Gaskell recently explored one such blue hole in a remote location in the Great Barrier Reef. There, he shot video to capture what’s nearly impossible to see from above.
At its center, the blue hole is just shy of 100 feet deep. An abundance of marine life like turtles and tropical fish inhabit the waters.
“Within the walls of the blue hole it is perfectly still, no current at all,” said Gaskell. “What stands out is the large coral colonies that have grown into interesting shaped formations, likely due to the lack of current and disturbance from wave action. These colonies form abstract structures that seem to have no pattern, growing outwards and changing course at random.”
According to Gaskill, these coral growths extend only a portion of the way down. Once the divers descended to the blue hole’s dark bottom, it was mostly sandy sediment.
OASES OF LIFE
The high walls lining sinkholes tend to preserve what lies below from damaging weather. Large hurricanes can be particularly dangerous for corals, which are smashed by swells.

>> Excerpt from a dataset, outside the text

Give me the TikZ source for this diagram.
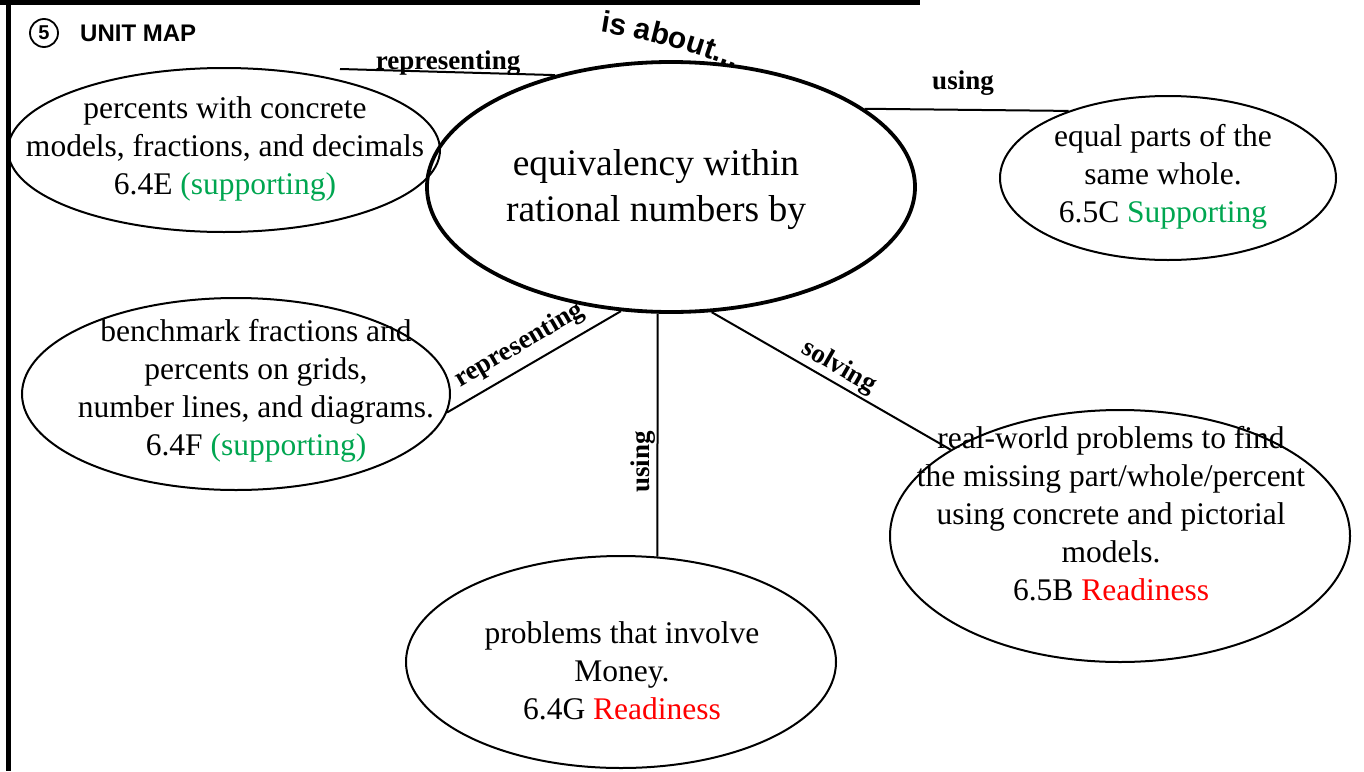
\documentclass[tikz,border=0pt]{standalone}
\usepackage{fontspec}
\setmainfont{Liberation Serif}
\setsansfont{Liberation Sans}
\usetikzlibrary{shapes.geometric,decorations.text}
\definecolor{sgreen}{RGB}{0,166,80}
\definecolor{rred}{RGB}{255,0,0}
\tikzset{
  ell/.style={draw, ellipse, line width=2pt, inner sep=0pt},
  bigell/.style={draw, ellipse, line width=3.8pt, inner sep=0pt},
  txt/.style={align=center, font=\fontsize{31.5}{38}\selectfont, inner sep=0pt},
  bigtxt/.style={align=center, font=\fontsize{37.5}{46}\selectfont, inner sep=0pt},
  conn/.style={line width=2pt},
  lab/.style={font=\bfseries\fontsize{27}{27}\selectfont, inner sep=2pt},
  frame/.style={line width=5pt}
}
\begin{document}
\begin{tikzpicture}[x=1pt,y=-1pt]
\useasboundingbox (0,0) rectangle (1364,771);
% frame
\coordinate (f1) at (0,2);
\coordinate (f2) at (920,2);
\coordinate (f3) at (8,0);
\coordinate (f4) at (8,771);
\draw[frame] (f1) -- (f2);
\draw[frame] (f3) -- (f4);
% header
\node[draw, circle, line width=1.8pt, minimum size=28pt, inner sep=0pt, font=\sffamily\bfseries\fontsize{20}{20}\selectfont] (num) at (44,33) {5};
\node[anchor=west, inner sep=0pt, font=\sffamily\bfseries\fontsize{24}{24}\selectfont] (title) at (80,33) {UNIT MAP};
% ellipses
\node[bigell, minimum width=488pt, minimum height=250pt] (M) at (671,187) {};
\node[bigtxt] (Mt) at (656,190) {equivalency within\\rational numbers by};
\node[ell, minimum width=432pt, minimum height=164pt] (A) at (224,150) {};
\node[txt] (At) at (225,149) {percents with concrete\\models, fractions, and decimals\\6.4E \textcolor{sgreen}{(supporting)}};
\node[ell, minimum width=336pt, minimum height=164pt] (B) at (1168,178) {};
\node[txt] (Bt) at (1163,177) {equal parts of the\\same whole.\\6.5C \textcolor{sgreen}{Supporting}};
\node[ell, minimum width=428pt, minimum height=192pt] (C) at (236,394) {};
\node[txt] (Ct) at (256,391) {benchmark fractions and\\percents on grids,\\number lines, and diagrams.\\6.4F \textcolor{sgreen}{(supporting)}};
\node[ell, minimum width=430pt, minimum height=212pt] (D) at (621,662) {};
\node[txt] (Dt) at (622,671) {problems that involve\\Money.\\6.4G \textcolor{rred}{Readiness}};
\node[ell, minimum width=460pt, minimum height=252pt] (E) at (1120,536) {};
\node[txt] (Et) at (1111,514) {real-world problems to find\\the missing part/whole/percent\\using concrete and pictorial\\models.\\6.5B \textcolor{rred}{Readiness}};
% curved label
\path[decorate, decoration={text along path, text align=left,
  text={|\sffamily\bfseries\fontsize{30}{30}\selectfont|is about...}}]
  (600,32) .. controls (650,40) and (700,52) .. (775,85);
% connectors
\coordinate (a1) at (340,69);
\draw[conn] (a1) -- (M.136);
\node[lab] (l1) at (448,63) {representing};
\draw[conn] (M.22) -- (B.146);
\node[lab] (l2) at (963,83) {using};
\draw[conn] (C.-5) -- node[lab, pos=0.48, above=6pt, sloped] (l3) {representing} (M.248);
\draw[conn] (M.264) -- (D.71);
\node[lab, rotate=90] (l4) at (643,462) {using};
\draw[conn] (M.288) -- node[lab, pos=0.5, above, sloped] (l5) {solving} (E.153);
\end{tikzpicture}
\end{document}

It was after Cyclone Debbie hit Australia late last March that Gaskell began searching for blue holes. He was searching for corals that were spared from the storm.
Looking on Google Maps, he spotted one in a remote location, nearly 120 miles away from the nearest island. While the specific blue hole had been previously identified, its remoteness made it difficult to access and little was known about it. Gaskell was able to finally confirm that it was a blue hole during a diving expedition in September, but is only now releasing footage of the dive with National Geographic.
WHAT MAKES A BLUE HOLE?
Most blue holes are formed from sinkholes or caves that develop slowly over time, as rock begins to erode and collapse. Many blue holes were formed during the last Ice Age, after sea levels rose and filled existing sinkholes with water. The term blue hole simply comes from the dark, navy waters that characterize the formations. Often, that water creates a striking contrast with the turquoise that surrounds them.
Gaskell plans to continue looking for and surveying blue holes in the Great Barrier Reef.
“Some of these sites have had scientists explore them in the past, but due to the remote offshore location, there are still parts of the Great Barrier Reef that remain a mystery,” he said.